There is only one minor problem now… I’ve defined a custom font in the main HTML, and the embedded SVG can’t use it. Additionally, defining a custom font in the embedded SVG file does work when looking as the file directly, as soon as it is embedded using and image, img, or object tag, the fon’t definitions break. I believe this is a security thing, but I’m not really sure. The only way I could find to solve this problem was to embed the font as data in the SVG file.

I used a service I found at font-converter.net that gave me the encoded data, and then I put it into the SVG file. It worked like a charm. It’s not super pretty, but it worked.

<style type="text/css">
<![CDATA[
@font-face {
    font-family: 'lcars';
    src: url(data:application/x-font-woff;charset=utf-8;base64,d09GRgABAAAAAF2IABEAAAAAkoQAAQAvAAAAAAAAAAAAAAAAAAAAAAAAAABGRlRNAAABgAAAABoAAAAcGo5L0kdERUYAAAGcAAAAHwA... continues ad infinitum...) format('woff');
}
]]>

The result is about a day’s worth of tinkering, and I’m very pleased with the result. I am also really excited about how easy working with SVGs was with Javscript, and want to find another project that gives me an excuse to tinker some more.

Update

I had some trouble configuring the touch screen on my Pi. It seems like there was some information missing. The first thing is that the brand of touchscreen I purchased was Kuman, specifically the 3.5 inch HDMI screen. They have multiple models; some that use HDMI, others that use GPIOs. The original drivers I found for it were outdated and not meant for the current Raspbian OS. The newest drivers are available here on their GitHub page.

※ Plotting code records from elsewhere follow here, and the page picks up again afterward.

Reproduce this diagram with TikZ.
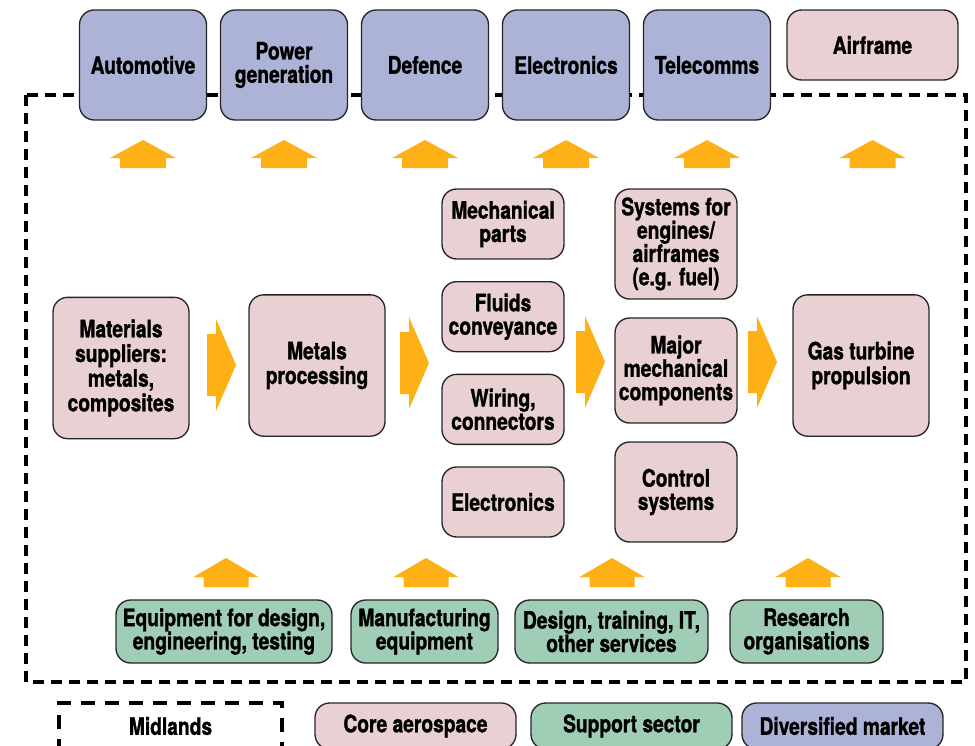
\documentclass[tikz,border=0pt]{standalone}
\usepackage{fontspec}
\setmainfont{TeX Gyre Heros}[FakeStretch=0.8,BoldFeatures={FakeBold=1.2}]
\usetikzlibrary{positioning}
\definecolor{diverse}{RGB}{173,179,214}
\definecolor{core}{RGB}{233,208,211}
\definecolor{support}{RGB}{159,205,181}
\definecolor{flow}{RGB}{253,177,23}
\tikzset{sector/.style={draw=black!85,line width=1pt,rounded corners=11pt,align=center,inner sep=2pt,
           font=\bfseries\fontsize{18}{17.5}\selectfont},
         corebox/.style={sector,fill=core,minimum width=102pt,minimum height=106pt,
           font=\bfseries\fontsize{18}{18.5}\selectfont},
         partbox/.style={sector,fill=core,minimum width=91.5pt,minimum height=52.5pt},
         marketbox/.style={sector,fill=diverse,minimum width=95.25pt,minimum height=82.5pt},
         supportbox/.style={sector,fill=support,minimum height=47.25pt},
         legendbox/.style={sector,minimum width=150.75pt,minimum height=34.5pt},
         region/.style={line width=3.4pt,dash pattern=on 8.25pt off 5.25pt}
}

\begin{document}
\begin{tikzpicture}[x=0.75pt,y=-0.75pt]
\useasboundingbox (0,0) rectangle (975,746);

% Midlands border
\draw[region] (26,95) rectangle (966,682);

% markets on top
\node[marketbox] (auto) at (143,65) {Automotive};
\node[marketbox,right=9.5pt of auto] (power) {Power\\generation};
\node[marketbox,right=9.5pt of power] (defence) {Defence};
\node[marketbox,right=9.5pt of defence] (electr) {Electronics};
\node[marketbox,right=9.5pt of electr] (telecom) {Telecomms};
\node[sector,fill=core,minimum width=128.25pt,minimum height=52.5pt] (airframe) at (872.5,45) {Airframe};

\foreach \x in {143,284,425,566,707,872.5}
  \fill[flow] (\x,140) -- (\x+33,158) -- (\x+23,158) -- (\x+23,168) -- (\x-23,168) -- (\x-23,158) -- (\x-33,158) -- cycle;

% supply chain
\node[corebox] (materials) at (121,368) {Materials\\suppliers:\\metals,\\composites};
\node[corebox] (metals) at (317,365.5) {Metals\\processing};
\node[partbox] (mech) at (503,224) {Mechanical\\parts};
\node[partbox,below=16pt of mech] (fluids) {Fluids\\conveyance};
\node[partbox,below=16pt of fluids] (wiring) {Wiring,\\connectors};
\node[partbox,below=16pt of wiring] (elec) {Electronics};
\node[partbox,minimum height=82.5pt] (systems) at (676,244) {Systems for\\engines/\\airframes\\(e.g. fuel)};
\node[partbox,minimum height=78.75pt,below=13.25pt of systems] (major) {Major\\mechanical\\components};
\node[partbox,minimum height=75pt,below=13.25pt of major] (control) {Control\\systems};
\node[corebox] (turbine) at (861,365.5) {Gas turbine\\propulsion};

\foreach \x/\y in {207/365,400/363,576/362,748/362}
  \fill[flow] (\x,\y-31) -- (\x+9,\y-31) -- (\x+9,\y-46) -- (\x+29,\y) -- (\x+9,\y+46) -- (\x+9,\y+31) -- (\x,\y+31) -- cycle;

% support sector
\node[supportbox,minimum width=162pt] (equip) at (224,631.5) {Equipment for design,\\engineering, testing};
\node[supportbox,minimum width=110.25pt] (manuf) at (424.5,631.5) {Manufacturing\\equipment};
\node[supportbox,minimum width=144.75pt] (design) at (611.5,631.5) {Design, training, IT,\\other services};
\node[supportbox,minimum width=114.75pt] (research) at (806.5,631.5) {Research\\organisations};

\foreach \x in {226,426,612,808}
  \fill[flow] (\x,558) -- (\x+32.5,577) -- (\x+22.5,577) -- (\x+22.5,587) -- (\x-22.5,587) -- (\x-22.5,577) -- (\x-32.5,577) -- cycle;

% legend
\node[legendbox,draw=black,line width=3pt,dash pattern=on 10.5pt off 7.5pt,rounded corners=0pt,minimum width=167.25pt] (midlands) at (170.5,726) {Midlands};
\node[legendbox,fill=core] (corekey) at (415.5,726) {Core aerospace};
\node[legendbox,fill=support] (supportkey) at (631.5,726) {Support sector};
\node[legendbox,fill=diverse] (marketkey) at (842.5,726) {Diversified market};

\end{tikzpicture}
\end{document}
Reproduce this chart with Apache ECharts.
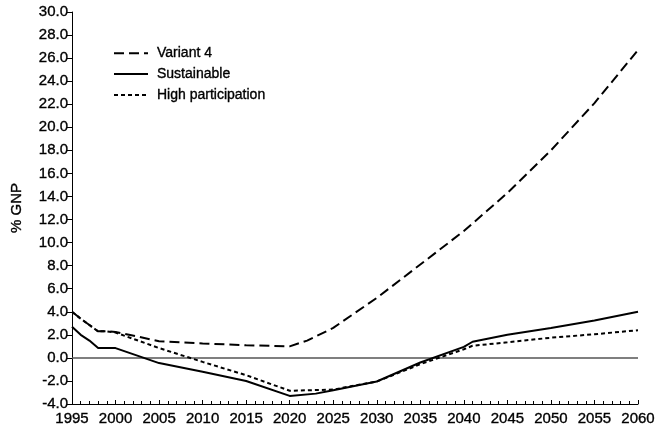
<!DOCTYPE html>
<html>
<head>
<meta charset="utf-8">
<script src="https://cdn.jsdelivr.net/npm/echarts@6/dist/echarts.min.js"></script>
<style>
  html, body { margin: 0; padding: 0; background: #fff; }
  #chart { width: 658px; height: 429px; }
</style>
</head>
<body>
<div id="chart"></div>
<script>
// Net position as % of GNP under three scenarios, 1995-2060
const variant4Years = [1995, 1996, 1997, 1998, 1999, 2000, 2005, 2010, 2015, 2020, 2022, 2025, 2030, 2035, 2040, 2045, 2050, 2055, 2060];
const variant4Values = [4.0, 3.4, 2.85, 2.3, 2.3, 2.25, 1.45, 1.25, 1.1, 1.0, 1.5, 2.6, 5.2, 8.1, 11.0, 14.3, 18.0, 22.1, 26.7];

const sustainableYears = [1995, 1996, 1997, 1998, 2000, 2005, 2010, 2015, 2020, 2023, 2025, 2030, 2035, 2040, 2041, 2045, 2050, 2055, 2060];
const sustainableValues = [2.7, 2.0, 1.5, 0.85, 0.85, -0.45, -1.2, -2.0, -3.3, -3.1, -2.8, -2.05, -0.4, 0.95, 1.4, 2.0, 2.6, 3.25, 4.0];

const highPartYears = [1995, 1996, 1997, 1998, 1999, 2000, 2005, 2010, 2015, 2020, 2025, 2030, 2035, 2040, 2041, 2045, 2050, 2055, 2060];
const highPartValues = [4.0, 3.4, 2.85, 2.3, 2.3, 2.2, 0.85, -0.35, -1.5, -2.85, -2.75, -2.05, -0.55, 0.75, 1.05, 1.35, 1.75, 2.05, 2.4];

const seriesNames = ['Variant 4', 'Sustainable', 'High participation'];
const yAxisTitle = '% GNP';

const pairs = (xs, ys) => xs.map((x, i) => [x, ys[i]]);
const FONT = '"Liberation Sans", Arial, Helvetica, sans-serif';
// a thin outline gives the labels the heavier printed weight
const ink = { color: '#000', textBorderColor: '#000', textBorderWidth: 0.35 };

const chart = echarts.init(document.getElementById('chart'), null, { renderer: 'canvas' });

chart.setOption({
  animation: false,
  backgroundColor: '#ffffff',
  textStyle: { fontFamily: FONT, color: '#000' },
  grid: { left: 72, right: 20, top: 12, bottom: 25, containLabel: false },
  legend: {
    orient: 'vertical',
    left: 108,
    top: 41,
    itemWidth: 34,
    itemHeight: 14,
    itemGap: 6.5,
    itemStyle: { opacity: 0 },
    textStyle: Object.assign({ fontFamily: FONT, fontSize: 14, padding: [0, 0, 0, 4] }, ink),
    data: seriesNames
  },
  xAxis: {
    type: 'value',
    min: 1995,
    max: 2060,
    interval: 5,
    axisLine: { onZero: false, lineStyle: { color: '#000', width: 1 } },
    axisTick: { inside: true, length: 4, lineStyle: { color: '#000' } },
    minorTick: { show: true, splitNumber: 5, length: 3, lineStyle: { color: '#000' } },
    splitLine: { show: false },
    axisLabel: Object.assign({ fontFamily: FONT, fontSize: 15, margin: 7, formatter: v => String(v) }, ink)
  },
  yAxis: {
    type: 'value',
    min: -4,
    max: 30,
    interval: 2,
    name: yAxisTitle,
    nameLocation: 'middle',
    nameRotate: 90,
    nameGap: 48,
    nameTextStyle: Object.assign({ fontFamily: FONT, fontSize: 15 }, ink),
    axisLine: { show: true, lineStyle: { color: '#000', width: 1 } },
    axisTick: { show: true, inside: false, length: 5, lineStyle: { color: '#000' } },
    splitLine: { show: false },
    axisLabel: Object.assign({ fontFamily: FONT, fontSize: 15, margin: 4, formatter: v => v.toFixed(1) }, ink)
  },
  series: [
    {
      name: seriesNames[0],
      type: 'line',
      data: pairs(variant4Years, variant4Values),
      showSymbol: false,
      symbol: 'none',
      smooth: false,
      lineStyle: { color: '#000', width: 2, type: [10, 5] },
      itemStyle: { color: '#000' },
      z: 3
    },
    {
      name: seriesNames[1],
      type: 'line',
      data: pairs(sustainableYears, sustainableValues),
      showSymbol: false,
      symbol: 'none',
      smooth: false,
      lineStyle: { color: '#000', width: 2, type: 'solid' },
      itemStyle: { color: '#000' },
      z: 3,
      markLine: {
        silent: true,
        symbol: 'none',
        label: { show: false },
        lineStyle: { color: '#555', width: 1.5, type: 'solid' },
        data: [{ yAxis: 0 }],
        z: 1
      }
    },
    {
      name: seriesNames[2],
      type: 'line',
      data: pairs(highPartYears, highPartValues),
      showSymbol: false,
      symbol: 'none',
      smooth: false,
      lineStyle: { color: '#000', width: 2, type: [4, 3] },
      itemStyle: { color: '#000' },
      z: 3
    }
  ]
});
</script>
</body>
</html>
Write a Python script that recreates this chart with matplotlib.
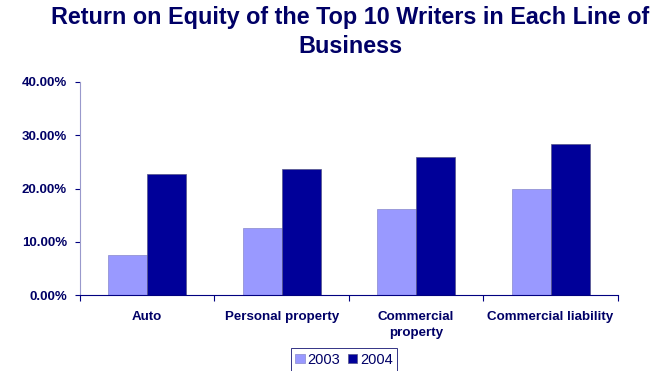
import matplotlib.pyplot as plt
import numpy as np

plt.rcParams['font.family'] = ['Liberation Sans', 'DejaVu Sans']

categories = ["Auto", "Personal property", "Commercial\nproperty", "Commercial liability"]
roe_2003 = [7.6, 12.6, 16.2, 19.9]
roe_2004 = [22.8, 23.6, 25.9, 28.4]
yticks = [0, 10, 20, 30, 40]

navy = "#000066"

fig = plt.figure(figsize=(6.64, 3.71), dpi=100)
ax = fig.add_axes([0.1205, 0.204, 0.810, 0.575])

x = np.arange(len(categories)) + 0.5
w = 0.29
ax.bar(x - w / 2, roe_2003, w, color="#9999FF", edgecolor="#8888cc", linewidth=0.5, label="2003")
ax.bar(x + w / 2, roe_2004, w, color="#000099", edgecolor="#555588", linewidth=0.5, label="2004")

ax.set_xlim(0, len(categories))
ax.set_ylim(0, 40)
ax.set_yticks(yticks)
ax.set_yticklabels(["%.2f%%" % v for v in yticks], fontsize=9.5, fontweight="bold", color=navy)
ax.set_xticks(np.arange(len(categories) + 1))
ax.set_xticklabels([])
ax.set_xticks(x, minor=True)
ax.set_xticklabels(categories, minor=True, fontsize=9.6, fontweight="bold", color=navy,
                   linespacing=1.45)
ax.tick_params(axis="x", which="minor", length=0, pad=11)
ax.tick_params(axis="x", which="major", length=4, color="#000080", direction="out")
ax.tick_params(axis="y", length=3.6, color="#000080", direction="out", pad=5.8)

for s in ["top", "right"]:
    ax.spines[s].set_visible(False)
ax.spines["left"].set_color("#9999cc")
ax.spines["bottom"].set_color("#000080")

fig.text(0.5275, 0.985, "Return on Equity of the Top 10 Writers in Each Line of\nBusiness",
         ha="center", va="top", fontsize=16.8, fontweight="bold", color=navy, linespacing=1.38)

leg = fig.legend(loc="lower center", bbox_to_anchor=(0.518, -0.02), ncol=2, fontsize=10.5,
                 frameon=True, fancybox=False, edgecolor=navy, handlelength=0.65,
                 handleheight=0.65, handletextpad=0.2, columnspacing=0.5, borderpad=0.3)
leg.get_frame().set_linewidth(0.7)
for t in leg.get_texts():
    t.set_color(navy)

fig.savefig("out.png", dpi=100)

The second mistake I made was trying to install with the incorrect install script. I was using the “LCD35-show” script which is actually intended for the screen that does not use HDMI. That resulted in a black screen and no touch input. The correct installer for my screen is the “MPI3508-show”. After executing the script and rebooting, the screen worked correctly.